Yes. Zero uses server reconciliation, like our previous products Replicache and Reflect. You can read more here:

https://rocicorp.dev/blog/ready-player-two

(how could you even do realtime collaboration with postgres locks? that doesn't really make sense)

> Does it support end-to-end encryption, so my data isn't readable by the server at all?

Sure. That's up to the developer in how they design their database schema, but of course it's possible.

> Can I back up the app & my data together, and open it back up in 5 years and have the app still work?

I mean I guess so? If you had it in an electron app you just snapshot the data directory? An app developer could arrange for this to happen if it was important to them.

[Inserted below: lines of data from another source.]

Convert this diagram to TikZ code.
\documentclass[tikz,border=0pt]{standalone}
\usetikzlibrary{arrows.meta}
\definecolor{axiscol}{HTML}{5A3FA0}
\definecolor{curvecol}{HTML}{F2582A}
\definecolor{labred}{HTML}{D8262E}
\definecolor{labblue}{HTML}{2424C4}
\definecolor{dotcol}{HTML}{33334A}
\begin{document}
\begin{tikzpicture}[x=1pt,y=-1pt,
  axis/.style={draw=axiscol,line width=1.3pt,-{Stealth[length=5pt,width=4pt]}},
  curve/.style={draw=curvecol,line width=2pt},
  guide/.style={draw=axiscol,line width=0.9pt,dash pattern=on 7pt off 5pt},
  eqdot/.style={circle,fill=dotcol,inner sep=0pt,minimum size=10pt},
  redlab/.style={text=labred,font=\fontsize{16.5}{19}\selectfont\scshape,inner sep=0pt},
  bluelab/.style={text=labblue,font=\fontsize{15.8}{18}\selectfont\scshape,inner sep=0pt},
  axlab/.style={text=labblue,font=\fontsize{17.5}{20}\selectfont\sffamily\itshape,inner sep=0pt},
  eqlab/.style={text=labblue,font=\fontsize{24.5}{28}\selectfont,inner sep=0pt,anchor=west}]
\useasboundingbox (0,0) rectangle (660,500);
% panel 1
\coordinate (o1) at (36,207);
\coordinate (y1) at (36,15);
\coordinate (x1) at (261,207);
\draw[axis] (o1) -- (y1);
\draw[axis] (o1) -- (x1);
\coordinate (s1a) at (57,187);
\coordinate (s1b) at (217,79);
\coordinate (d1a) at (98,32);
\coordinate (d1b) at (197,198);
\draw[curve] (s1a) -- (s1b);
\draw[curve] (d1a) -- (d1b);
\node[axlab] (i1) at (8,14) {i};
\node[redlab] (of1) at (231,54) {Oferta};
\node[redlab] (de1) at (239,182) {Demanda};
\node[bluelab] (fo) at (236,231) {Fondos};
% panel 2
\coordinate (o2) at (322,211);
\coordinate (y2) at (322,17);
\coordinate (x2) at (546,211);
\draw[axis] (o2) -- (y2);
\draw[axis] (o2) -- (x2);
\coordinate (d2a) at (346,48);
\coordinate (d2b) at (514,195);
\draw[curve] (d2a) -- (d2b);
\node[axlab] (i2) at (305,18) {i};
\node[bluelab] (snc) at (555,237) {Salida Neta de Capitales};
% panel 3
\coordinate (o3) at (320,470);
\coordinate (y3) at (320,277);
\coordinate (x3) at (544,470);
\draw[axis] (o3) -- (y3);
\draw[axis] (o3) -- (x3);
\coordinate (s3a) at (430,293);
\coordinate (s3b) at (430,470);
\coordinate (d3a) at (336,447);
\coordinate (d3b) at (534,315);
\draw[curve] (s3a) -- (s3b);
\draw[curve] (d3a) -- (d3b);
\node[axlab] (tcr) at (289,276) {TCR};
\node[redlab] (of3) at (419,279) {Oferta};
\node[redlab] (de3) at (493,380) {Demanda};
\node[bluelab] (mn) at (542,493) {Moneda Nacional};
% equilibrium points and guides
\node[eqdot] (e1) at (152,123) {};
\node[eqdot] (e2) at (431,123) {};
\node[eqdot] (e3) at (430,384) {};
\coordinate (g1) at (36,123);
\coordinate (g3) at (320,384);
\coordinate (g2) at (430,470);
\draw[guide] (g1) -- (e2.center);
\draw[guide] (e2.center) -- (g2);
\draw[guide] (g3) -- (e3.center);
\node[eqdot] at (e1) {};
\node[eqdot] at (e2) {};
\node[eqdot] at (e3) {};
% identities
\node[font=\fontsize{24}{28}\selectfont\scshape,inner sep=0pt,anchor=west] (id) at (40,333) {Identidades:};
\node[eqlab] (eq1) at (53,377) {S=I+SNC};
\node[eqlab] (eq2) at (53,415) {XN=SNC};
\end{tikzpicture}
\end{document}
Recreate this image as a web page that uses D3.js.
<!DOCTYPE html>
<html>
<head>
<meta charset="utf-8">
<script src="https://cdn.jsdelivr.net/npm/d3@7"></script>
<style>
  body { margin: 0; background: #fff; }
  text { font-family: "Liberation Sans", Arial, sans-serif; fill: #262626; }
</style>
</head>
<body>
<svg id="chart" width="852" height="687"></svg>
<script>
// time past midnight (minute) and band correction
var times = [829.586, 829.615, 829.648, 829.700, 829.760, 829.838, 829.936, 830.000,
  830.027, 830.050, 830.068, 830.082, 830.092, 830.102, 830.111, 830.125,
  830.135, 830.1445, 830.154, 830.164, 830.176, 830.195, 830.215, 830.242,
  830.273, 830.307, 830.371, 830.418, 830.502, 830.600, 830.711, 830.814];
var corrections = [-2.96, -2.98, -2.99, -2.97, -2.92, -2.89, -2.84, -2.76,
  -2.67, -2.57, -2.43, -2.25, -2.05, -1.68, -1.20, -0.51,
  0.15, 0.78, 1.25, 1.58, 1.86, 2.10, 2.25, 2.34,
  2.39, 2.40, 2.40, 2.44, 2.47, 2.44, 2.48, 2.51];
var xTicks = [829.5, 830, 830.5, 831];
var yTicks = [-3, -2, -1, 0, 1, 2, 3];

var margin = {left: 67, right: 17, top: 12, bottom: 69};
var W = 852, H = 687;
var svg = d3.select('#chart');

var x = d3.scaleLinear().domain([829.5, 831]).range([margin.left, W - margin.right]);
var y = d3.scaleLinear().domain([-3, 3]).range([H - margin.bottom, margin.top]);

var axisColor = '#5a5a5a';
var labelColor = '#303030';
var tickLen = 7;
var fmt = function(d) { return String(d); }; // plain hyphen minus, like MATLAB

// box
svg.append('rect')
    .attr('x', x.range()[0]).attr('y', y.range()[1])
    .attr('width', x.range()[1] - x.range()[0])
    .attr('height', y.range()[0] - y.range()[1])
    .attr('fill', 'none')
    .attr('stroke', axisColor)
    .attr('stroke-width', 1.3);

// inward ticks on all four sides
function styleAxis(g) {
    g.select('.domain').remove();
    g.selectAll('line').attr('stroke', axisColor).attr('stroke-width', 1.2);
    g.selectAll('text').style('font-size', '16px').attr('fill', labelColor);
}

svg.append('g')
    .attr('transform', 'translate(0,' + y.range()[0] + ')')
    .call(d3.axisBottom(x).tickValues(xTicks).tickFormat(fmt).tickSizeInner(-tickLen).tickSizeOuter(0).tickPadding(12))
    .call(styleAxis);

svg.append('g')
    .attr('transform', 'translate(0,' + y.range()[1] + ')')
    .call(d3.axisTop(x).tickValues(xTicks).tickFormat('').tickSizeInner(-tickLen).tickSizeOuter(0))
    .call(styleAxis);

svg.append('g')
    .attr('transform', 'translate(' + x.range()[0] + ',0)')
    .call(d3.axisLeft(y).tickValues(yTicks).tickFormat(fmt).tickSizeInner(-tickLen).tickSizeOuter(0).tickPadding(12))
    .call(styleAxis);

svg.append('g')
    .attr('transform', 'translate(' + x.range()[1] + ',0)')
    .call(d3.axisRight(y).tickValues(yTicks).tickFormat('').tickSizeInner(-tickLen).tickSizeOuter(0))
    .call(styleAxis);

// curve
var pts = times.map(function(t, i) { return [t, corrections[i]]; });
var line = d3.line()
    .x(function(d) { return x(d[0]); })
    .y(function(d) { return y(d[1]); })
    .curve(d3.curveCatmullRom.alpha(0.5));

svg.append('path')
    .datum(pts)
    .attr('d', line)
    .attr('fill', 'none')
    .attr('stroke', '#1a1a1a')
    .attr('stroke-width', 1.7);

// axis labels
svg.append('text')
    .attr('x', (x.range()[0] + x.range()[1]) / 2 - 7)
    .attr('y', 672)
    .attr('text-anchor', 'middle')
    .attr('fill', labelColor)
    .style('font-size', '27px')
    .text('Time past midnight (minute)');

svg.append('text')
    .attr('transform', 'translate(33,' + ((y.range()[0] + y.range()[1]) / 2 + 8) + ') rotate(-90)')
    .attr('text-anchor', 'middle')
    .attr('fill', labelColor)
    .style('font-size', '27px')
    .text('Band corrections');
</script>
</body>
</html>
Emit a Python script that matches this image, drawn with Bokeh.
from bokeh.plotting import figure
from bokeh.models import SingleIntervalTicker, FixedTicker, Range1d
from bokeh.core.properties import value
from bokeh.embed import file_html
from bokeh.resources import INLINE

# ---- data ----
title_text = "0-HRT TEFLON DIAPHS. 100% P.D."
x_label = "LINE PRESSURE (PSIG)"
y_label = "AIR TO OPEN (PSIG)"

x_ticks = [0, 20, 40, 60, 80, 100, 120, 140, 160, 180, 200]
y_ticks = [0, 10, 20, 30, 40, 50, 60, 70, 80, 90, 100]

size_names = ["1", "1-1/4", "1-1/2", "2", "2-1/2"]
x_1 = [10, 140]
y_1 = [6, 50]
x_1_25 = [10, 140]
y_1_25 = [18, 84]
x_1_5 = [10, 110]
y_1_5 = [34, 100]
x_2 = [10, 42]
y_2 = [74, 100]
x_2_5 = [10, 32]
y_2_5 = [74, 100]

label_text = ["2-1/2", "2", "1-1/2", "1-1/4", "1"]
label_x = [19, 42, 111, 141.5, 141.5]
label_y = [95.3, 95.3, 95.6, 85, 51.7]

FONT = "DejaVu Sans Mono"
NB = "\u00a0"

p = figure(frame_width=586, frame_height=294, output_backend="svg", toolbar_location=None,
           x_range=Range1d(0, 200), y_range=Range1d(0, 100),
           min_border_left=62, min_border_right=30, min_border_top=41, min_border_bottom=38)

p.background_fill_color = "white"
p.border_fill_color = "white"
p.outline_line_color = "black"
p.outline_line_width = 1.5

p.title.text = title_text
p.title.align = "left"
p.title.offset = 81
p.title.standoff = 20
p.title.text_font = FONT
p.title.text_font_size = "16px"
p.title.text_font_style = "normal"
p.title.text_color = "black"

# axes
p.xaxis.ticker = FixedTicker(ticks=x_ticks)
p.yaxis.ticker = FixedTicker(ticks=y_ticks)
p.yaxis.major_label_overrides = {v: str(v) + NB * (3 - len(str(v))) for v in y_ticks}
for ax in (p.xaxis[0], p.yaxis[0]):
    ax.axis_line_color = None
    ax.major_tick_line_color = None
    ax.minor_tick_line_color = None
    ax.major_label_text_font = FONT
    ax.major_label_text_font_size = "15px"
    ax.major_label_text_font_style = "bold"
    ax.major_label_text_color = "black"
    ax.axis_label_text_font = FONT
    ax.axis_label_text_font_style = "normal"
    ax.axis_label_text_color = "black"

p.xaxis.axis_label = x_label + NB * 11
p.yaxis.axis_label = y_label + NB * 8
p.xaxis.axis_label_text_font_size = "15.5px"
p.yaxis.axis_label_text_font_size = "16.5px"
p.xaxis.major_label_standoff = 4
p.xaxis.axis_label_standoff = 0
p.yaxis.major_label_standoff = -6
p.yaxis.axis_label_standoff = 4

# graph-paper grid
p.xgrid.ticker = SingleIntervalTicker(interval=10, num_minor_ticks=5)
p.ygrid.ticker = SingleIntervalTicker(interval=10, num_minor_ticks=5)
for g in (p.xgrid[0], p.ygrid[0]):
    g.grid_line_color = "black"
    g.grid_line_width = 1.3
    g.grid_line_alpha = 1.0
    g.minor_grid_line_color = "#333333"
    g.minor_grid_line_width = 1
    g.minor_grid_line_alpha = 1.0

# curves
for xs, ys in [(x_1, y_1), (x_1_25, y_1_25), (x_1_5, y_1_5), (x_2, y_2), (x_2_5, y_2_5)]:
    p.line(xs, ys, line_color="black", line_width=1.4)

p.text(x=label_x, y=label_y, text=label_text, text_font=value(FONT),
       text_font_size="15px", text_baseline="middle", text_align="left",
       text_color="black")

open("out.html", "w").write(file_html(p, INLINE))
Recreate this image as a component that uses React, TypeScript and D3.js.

Does this all count as local-first? I think it's about as local-first as most other software claiming the title. But again, I kind of prefer to focus on what our product does and for that reason I try to avoid claiming we're local-first.



Thanks - very interesting stuff!

> Yes. Zero uses server reconciliation, like our previous products Replicache and Reflect. You can read more here: https://rocicorp.dev/blog/ready-player-two

Oh I hadn't seen that before, and I love that. It looks like an extension of database transactions / MVCC into the client.

Its interesting thinking about what situations this will & won't work in. I imagine it'd work for most of the mutations made in most applications, like editing rows in a database. And in your example, inserting at the end of a list would work.

But what about inserting in the middle of a list (or, typing in a text document)? Naively, it wouldn't work because "insert at position X" changes its meaning wrt. concurrent edits. But you could make OT work if you provided a way to change the arguments themselves if concurrent changes were detected. (Thats essentially all OT is. When concurrent changes happen, run the transform function. op = transform(op, other_op)).

Interestingly, I think you could use a text CRDT (like yjs) with your architecture. You would need to run the crdt's prepare function in the client first, to convert the edit into the CRDT's format (eg for Yjs, that looks like Insert('a', left_id: XX, right_id: YY). Then if you passed that object into the transaction closure, you could run the CRDT on the server and it'd all work out.

Its not quite as obvious and straightforward as your examples. But still, very cool that its extensible like that.